Police officers’ slayings get state Senate to debate constitutional amendment

OLYMPIA — The state Senate on Thursday endorsed a package of legal changes, including a proposed constitutional amendment, in response to last fall’s slaying of four Lakewood police officers.

The proposed amendment, which was approved 43-4, would allow judges to deny bail for people charged with crimes that carry a mandatory sentence of life without parole. The Legislature would set standards for judges to consult in such cases.

At present, the constitution only permits judges to deny bail for people charged with capital murder.

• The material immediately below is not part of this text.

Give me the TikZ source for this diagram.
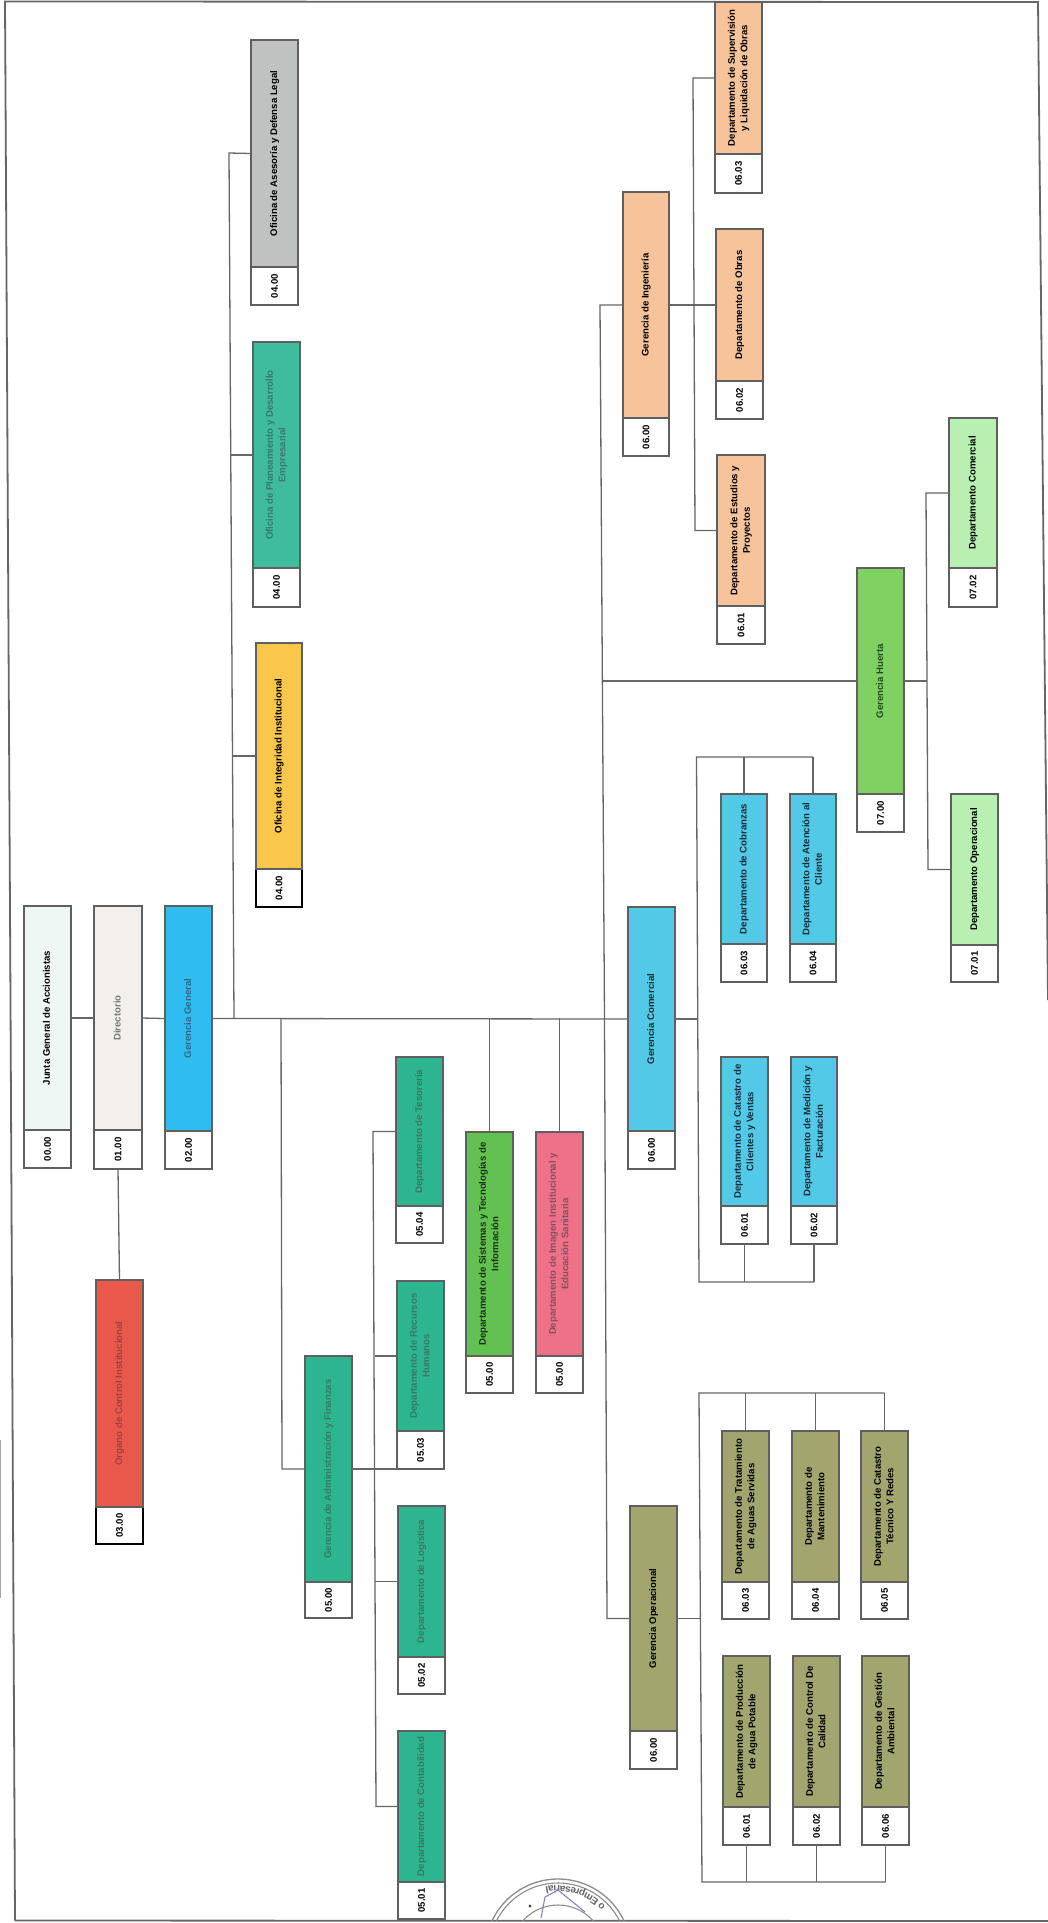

The shooter in the Lakewood case, Maurice Clemmons, had posted bail less than a week before the Nov. 29 slayings on an arrest for child rape, which could have brought a life sentence because of his previous felony criminal record. Clemmons eluded police for days, but was shot and killed by an officer in Seattle after a massive manhunt.

“That is what we’re getting at, the worst of the worst,” said Sen. Mike Carrell, R-Lakewood, a sponsor of the measure.

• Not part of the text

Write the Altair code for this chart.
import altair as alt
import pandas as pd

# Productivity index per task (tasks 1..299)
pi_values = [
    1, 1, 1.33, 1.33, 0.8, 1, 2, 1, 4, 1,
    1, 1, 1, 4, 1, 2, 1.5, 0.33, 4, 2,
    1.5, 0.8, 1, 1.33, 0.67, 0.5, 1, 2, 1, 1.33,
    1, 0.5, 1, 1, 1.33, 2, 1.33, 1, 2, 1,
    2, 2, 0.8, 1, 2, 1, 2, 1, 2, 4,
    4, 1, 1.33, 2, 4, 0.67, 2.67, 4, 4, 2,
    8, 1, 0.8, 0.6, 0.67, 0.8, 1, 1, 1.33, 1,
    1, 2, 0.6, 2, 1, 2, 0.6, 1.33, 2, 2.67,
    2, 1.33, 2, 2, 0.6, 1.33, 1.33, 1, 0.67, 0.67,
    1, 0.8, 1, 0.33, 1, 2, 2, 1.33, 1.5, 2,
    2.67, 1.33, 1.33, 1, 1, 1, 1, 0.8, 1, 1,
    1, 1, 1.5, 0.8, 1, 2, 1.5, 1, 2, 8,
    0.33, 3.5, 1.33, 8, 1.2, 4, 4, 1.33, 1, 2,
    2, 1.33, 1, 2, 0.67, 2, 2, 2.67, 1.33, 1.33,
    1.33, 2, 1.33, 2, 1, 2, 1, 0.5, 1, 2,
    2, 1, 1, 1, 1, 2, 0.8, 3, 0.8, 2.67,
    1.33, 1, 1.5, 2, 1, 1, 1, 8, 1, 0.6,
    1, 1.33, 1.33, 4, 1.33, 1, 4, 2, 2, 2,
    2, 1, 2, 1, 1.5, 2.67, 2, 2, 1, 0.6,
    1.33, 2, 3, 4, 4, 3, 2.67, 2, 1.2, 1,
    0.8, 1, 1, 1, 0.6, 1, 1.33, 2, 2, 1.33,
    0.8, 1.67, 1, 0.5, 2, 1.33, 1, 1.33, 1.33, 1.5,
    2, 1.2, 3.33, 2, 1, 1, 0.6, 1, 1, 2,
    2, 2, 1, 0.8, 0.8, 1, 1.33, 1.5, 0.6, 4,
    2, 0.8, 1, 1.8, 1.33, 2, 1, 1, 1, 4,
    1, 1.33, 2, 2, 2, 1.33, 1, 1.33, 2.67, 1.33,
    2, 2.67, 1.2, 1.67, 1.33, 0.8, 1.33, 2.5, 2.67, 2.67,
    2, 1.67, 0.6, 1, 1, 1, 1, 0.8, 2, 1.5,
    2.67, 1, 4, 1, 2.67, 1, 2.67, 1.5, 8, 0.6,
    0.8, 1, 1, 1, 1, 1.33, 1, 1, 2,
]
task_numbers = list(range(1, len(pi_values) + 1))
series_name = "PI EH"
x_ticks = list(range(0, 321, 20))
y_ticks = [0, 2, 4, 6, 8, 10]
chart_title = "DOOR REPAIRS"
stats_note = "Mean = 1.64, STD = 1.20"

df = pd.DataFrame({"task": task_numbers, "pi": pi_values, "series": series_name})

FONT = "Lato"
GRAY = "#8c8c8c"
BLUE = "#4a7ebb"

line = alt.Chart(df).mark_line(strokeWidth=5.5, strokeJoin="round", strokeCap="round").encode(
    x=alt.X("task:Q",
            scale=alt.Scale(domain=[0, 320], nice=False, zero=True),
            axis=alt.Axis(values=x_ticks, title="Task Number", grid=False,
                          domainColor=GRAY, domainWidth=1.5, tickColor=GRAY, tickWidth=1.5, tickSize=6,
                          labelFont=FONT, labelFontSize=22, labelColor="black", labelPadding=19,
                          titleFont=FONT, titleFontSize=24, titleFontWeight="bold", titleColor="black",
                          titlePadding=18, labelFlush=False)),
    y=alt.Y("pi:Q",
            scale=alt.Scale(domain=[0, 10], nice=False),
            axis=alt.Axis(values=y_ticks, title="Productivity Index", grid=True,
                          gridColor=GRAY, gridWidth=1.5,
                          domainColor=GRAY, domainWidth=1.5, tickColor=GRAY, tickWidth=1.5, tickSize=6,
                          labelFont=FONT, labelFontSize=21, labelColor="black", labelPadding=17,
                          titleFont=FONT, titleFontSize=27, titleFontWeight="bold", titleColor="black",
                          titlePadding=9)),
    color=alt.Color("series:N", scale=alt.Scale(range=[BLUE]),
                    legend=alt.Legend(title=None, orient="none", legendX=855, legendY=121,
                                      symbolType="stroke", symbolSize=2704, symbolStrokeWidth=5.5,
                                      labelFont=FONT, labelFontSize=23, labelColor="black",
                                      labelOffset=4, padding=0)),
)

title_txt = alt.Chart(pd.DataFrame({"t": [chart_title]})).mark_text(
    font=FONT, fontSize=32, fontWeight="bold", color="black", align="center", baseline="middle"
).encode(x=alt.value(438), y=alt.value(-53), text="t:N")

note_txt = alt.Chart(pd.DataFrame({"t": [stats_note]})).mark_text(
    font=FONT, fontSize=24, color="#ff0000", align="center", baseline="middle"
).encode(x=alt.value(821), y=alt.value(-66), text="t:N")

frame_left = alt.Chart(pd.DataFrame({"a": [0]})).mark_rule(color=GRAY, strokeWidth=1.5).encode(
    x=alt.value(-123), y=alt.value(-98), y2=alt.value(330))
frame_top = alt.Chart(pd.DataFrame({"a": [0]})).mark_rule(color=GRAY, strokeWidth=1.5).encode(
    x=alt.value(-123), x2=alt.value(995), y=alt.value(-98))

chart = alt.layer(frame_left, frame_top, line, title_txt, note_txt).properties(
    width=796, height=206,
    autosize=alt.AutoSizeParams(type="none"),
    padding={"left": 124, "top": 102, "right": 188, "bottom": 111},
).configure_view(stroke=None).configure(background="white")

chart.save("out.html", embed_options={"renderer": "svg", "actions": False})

Gov. Chris Gregoire convened a task force of the state’s law enforcement community to examine potential law changes after Lakewood police Sgt. Mark Renninger and officers Tina Griswold, Ronald Owens and Greg Richards were killed in November.

Family members and law enforcement officials spoke at the beginning of session, urging lawmakers to act.

Critics of the constitutional amendment have said the state could be moving too fast by changing the constitution in response to a single crime. But Senate Judiciary Committee Chairman Adam Kline, D-Seattle, said legislators are taking a thoughtful approach.

“We don’t take this job lightly, amending the state constitution,” Kline said.

Legislators aren’t finished debating the constitutional amendment. The House approved a different version last week, and the final approach that lawmakers settle on will also have to be approved by voters in November.

“We’re going to come up with a good amendment to present to the people, and I’m convinced that they’ll approve it,” Carrell said.

Other bills approved Thursday night included plans to strengthen the punishment for aiding a criminal and for assaulting a police or community corrections officer. Senators also voted to create a task force to review the state’s bail system.